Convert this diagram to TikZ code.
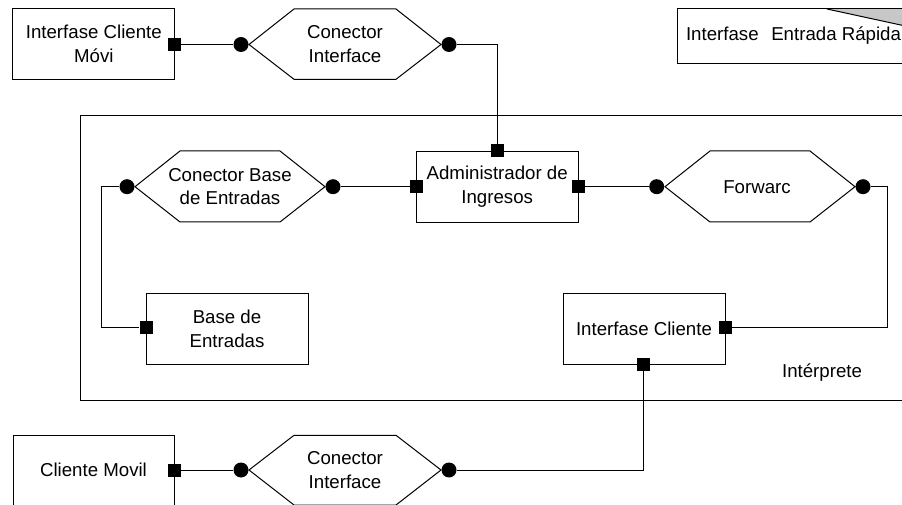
\documentclass[tikz,border=0pt]{standalone}
\usepackage{fontspec}
\setmainfont{Liberation Sans}
\tikzset{
  x=0.75pt,y=-0.75pt,
  comp/.style={draw=black,line width=0.75pt,fill=white,minimum width=121.5pt,minimum height=53pt,inner sep=0pt,align=center,font=\fontsize{14}{17.8}\selectfont},
  lbl/.style={inner sep=0pt,align=center,font=\fontsize{14}{17.8}\selectfont},
  port/.style={fill=black,draw=none,minimum size=9.75pt,inner sep=0pt,rectangle},
  role/.style={fill=black,draw=none,minimum size=11.25pt,inner sep=0pt,circle},
  wire/.style={draw=black,line width=0.75pt},
  hexe/.style={draw=black,line width=0.75pt,fill=white},
}
\begin{document}
\begin{tikzpicture}
\useasboundingbox (0,0) rectangle (902,505);
\clip (0,0) rectangle (902,505);
% Interpreter frame
\draw[wire] (903,115.7) -- (80.5,115.7) -- (80.5,400.5) -- (903,400.5);
\node[lbl] (interp) at (822,373) {Intérprete};
% Quick-entry interface, cut by the page edge
\draw[wire,fill=white] (903,9) -- (677,9) -- (677,64) -- (903,64);
\fill[black!22] (827,9) -- (903,25.5) -- (903,9) -- cycle;
\draw[wire] (827,9) -- (903,25.5);
\draw[wire] (827,9) -- (903,9);
\node[lbl] (quick) at (793.5,36) {Interfase\hspace{0.4em} Entrada Rápida};
% Components
\node[comp] (movil) at (93.8,44) {Interfase Cliente\\Móvi};
\node[comp] (admin) at (497.2,186.7) {Administrador de\\Ingresos};
\node[comp] (base) at (227,328.7) {Base de\\Entradas};
\node[comp] (cli) at (644,328.7) {Interfase Cliente};
\draw[wire,fill=white] (13.3,505.5) -- (13.3,435.3) -- (174.5,435.3) -- (174.5,505.5);
\node[lbl] (cmovil) at (93.5,470) {Cliente Movil};
% Connector hexagons
\draw[hexe] (249,44.5) -- (294,9) -- (396,9) -- (441,44.5) -- (396,79.3) -- (294,79.3) -- cycle;
\node[lbl] (h1) at (345,44) {Conector\\Interface};
\draw[hexe] (135,186.7) -- (180,151) -- (280,151) -- (325,186.7) -- (280,222) -- (180,222) -- cycle;
\node[lbl] (h2) at (230,186.7) {Conector Base\\de Entradas};
\draw[hexe] (665,186.7) -- (710,151) -- (810,151) -- (855,186.7) -- (810,222) -- (710,222) -- cycle;
\node[lbl] (h3) at (757,186.7) {Forwarc};
\draw[hexe] (249,470) -- (294,435.3) -- (396,435.3) -- (441,470) -- (396,505) -- (294,505) -- cycle;
\node[lbl] (h4) at (345,470) {Conector\\Interface};
% Ports
\node[port] (p1) at (174.5,44.5) {};
\node[port] (p2) at (497.2,151) {};
\node[port] (p3) at (416.5,186.7) {};
\node[port] (p4) at (578,186.7) {};
\node[port] (p5) at (146,327.5) {};
\node[port] (p6) at (725,327.5) {};
\node[port] (p7) at (643,364.5) {};
\node[port] (p8) at (174.5,470) {};
% Roles
\node[role] (r1) at (241,44.5) {};
\node[role] (r2) at (449,44.5) {};
\node[role] (r3) at (127,186.7) {};
\node[role] (r4) at (333,186.7) {};
\node[role] (r5) at (656.7,186.7) {};
\node[role] (r6) at (863,186.7) {};
\node[role] (r7) at (241,470) {};
\node[role] (r8) at (449,470) {};
% Wires
\draw[wire] (p1) -- (r1);
\draw[wire] (r2) -| (p2);
\draw[wire] (r4) -- (p3);
\draw[wire] (p4) -- (r5);
\draw[wire] (r3) -- ++(-26,0) |- (p5);
\draw[wire] (r6) -- ++(24,0) |- (p6);
\draw[wire] (p7) |- (r8);
\draw[wire] (p8) -- (r7);
\end{tikzpicture}
\end{document}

------------------------

Print each line of the material above exactly, with the pictures removed from your copy.

§ COMPLETE RESPONSE:
Convert this diagram to TikZ code.
\documentclass[tikz,border=0pt]{standalone}
\usepackage{fontspec}
\setmainfont{Liberation Sans}
\tikzset{
  x=0.75pt,y=-0.75pt,
  comp/.style={draw=black,line width=0.75pt,fill=white,minimum width=121.5pt,minimum height=53pt,inner sep=0pt,align=center,font=\fontsize{14}{17.8}\selectfont},
  lbl/.style={inner sep=0pt,align=center,font=\fontsize{14}{17.8}\selectfont},
  port/.style={fill=black,draw=none,minimum size=9.75pt,inner sep=0pt,rectangle},
  role/.style={fill=black,draw=none,minimum size=11.25pt,inner sep=0pt,circle},
  wire/.style={draw=black,line width=0.75pt},
  hexe/.style={draw=black,line width=0.75pt,fill=white},
}
\begin{document}
\begin{tikzpicture}
\useasboundingbox (0,0) rectangle (902,505);
\clip (0,0) rectangle (902,505);
% Interpreter frame
\draw[wire] (903,115.7) -- (80.5,115.7) -- (80.5,400.5) -- (903,400.5);
\node[lbl] (interp) at (822,373) {Intérprete};
% Quick-entry interface, cut by the page edge
\draw[wire,fill=white] (903,9) -- (677,9) -- (677,64) -- (903,64);
\fill[black!22] (827,9) -- (903,25.5) -- (903,9) -- cycle;
\draw[wire] (827,9) -- (903,25.5);
\draw[wire] (827,9) -- (903,9);
\node[lbl] (quick) at (793.5,36) {Interfase\hspace{0.4em} Entrada Rápida};
% Components
\node[comp] (movil) at (93.8,44) {Interfase Cliente\\Móvi};
\node[comp] (admin) at (497.2,186.7) {Administrador de\\Ingresos};
\node[comp] (base) at (227,328.7) {Base de\\Entradas};
\node[comp] (cli) at (644,328.7) {Interfase Cliente};
\draw[wire,fill=white] (13.3,505.5) -- (13.3,435.3) -- (174.5,435.3) -- (174.5,505.5);
\node[lbl] (cmovil) at (93.5,470) {Cliente Movil};
% Connector hexagons
\draw[hexe] (249,44.5) -- (294,9) -- (396,9) -- (441,44.5) -- (396,79.3) -- (294,79.3) -- cycle;
\node[lbl] (h1) at (345,44) {Conector\\Interface};
\draw[hexe] (135,186.7) -- (180,151) -- (280,151) -- (325,186.7) -- (280,222) -- (180,222) -- cycle;
\node[lbl] (h2) at (230,186.7) {Conector Base\\de Entradas};
\draw[hexe] (665,186.7) -- (710,151) -- (810,151) -- (855,186.7) -- (810,222) -- (710,222) -- cycle;
\node[lbl] (h3) at (757,186.7) {Forwarc};
\draw[hexe] (249,470) -- (294,435.3) -- (396,435.3) -- (441,470) -- (396,505) -- (294,505) -- cycle;
\node[lbl] (h4) at (345,470) {Conector\\Interface};
% Ports
\node[port] (p1) at (174.5,44.5) {};
\node[port] (p2) at (497.2,151) {};
\node[port] (p3) at (416.5,186.7) {};
\node[port] (p4) at (578,186.7) {};
\node[port] (p5) at (146,327.5) {};
\node[port] (p6) at (725,327.5) {};
\node[port] (p7) at (643,364.5) {};
\node[port] (p8) at (174.5,470) {};
% Roles
\node[role] (r1) at (241,44.5) {};
\node[role] (r2) at (449,44.5) {};
\node[role] (r3) at (127,186.7) {};
\node[role] (r4) at (333,186.7) {};
\node[role] (r5) at (656.7,186.7) {};
\node[role] (r6) at (863,186.7) {};
\node[role] (r7) at (241,470) {};
\node[role] (r8) at (449,470) {};
% Wires
\draw[wire] (p1) -- (r1);
\draw[wire] (r2) -| (p2);
\draw[wire] (r4) -- (p3);
\draw[wire] (p4) -- (r5);
\draw[wire] (r3) -- ++(-26,0) |- (p5);
\draw[wire] (r6) -- ++(24,0) |- (p6);
\draw[wire] (p7) |- (r8);
\draw[wire] (p8) -- (r7);
\end{tikzpicture}
\end{document}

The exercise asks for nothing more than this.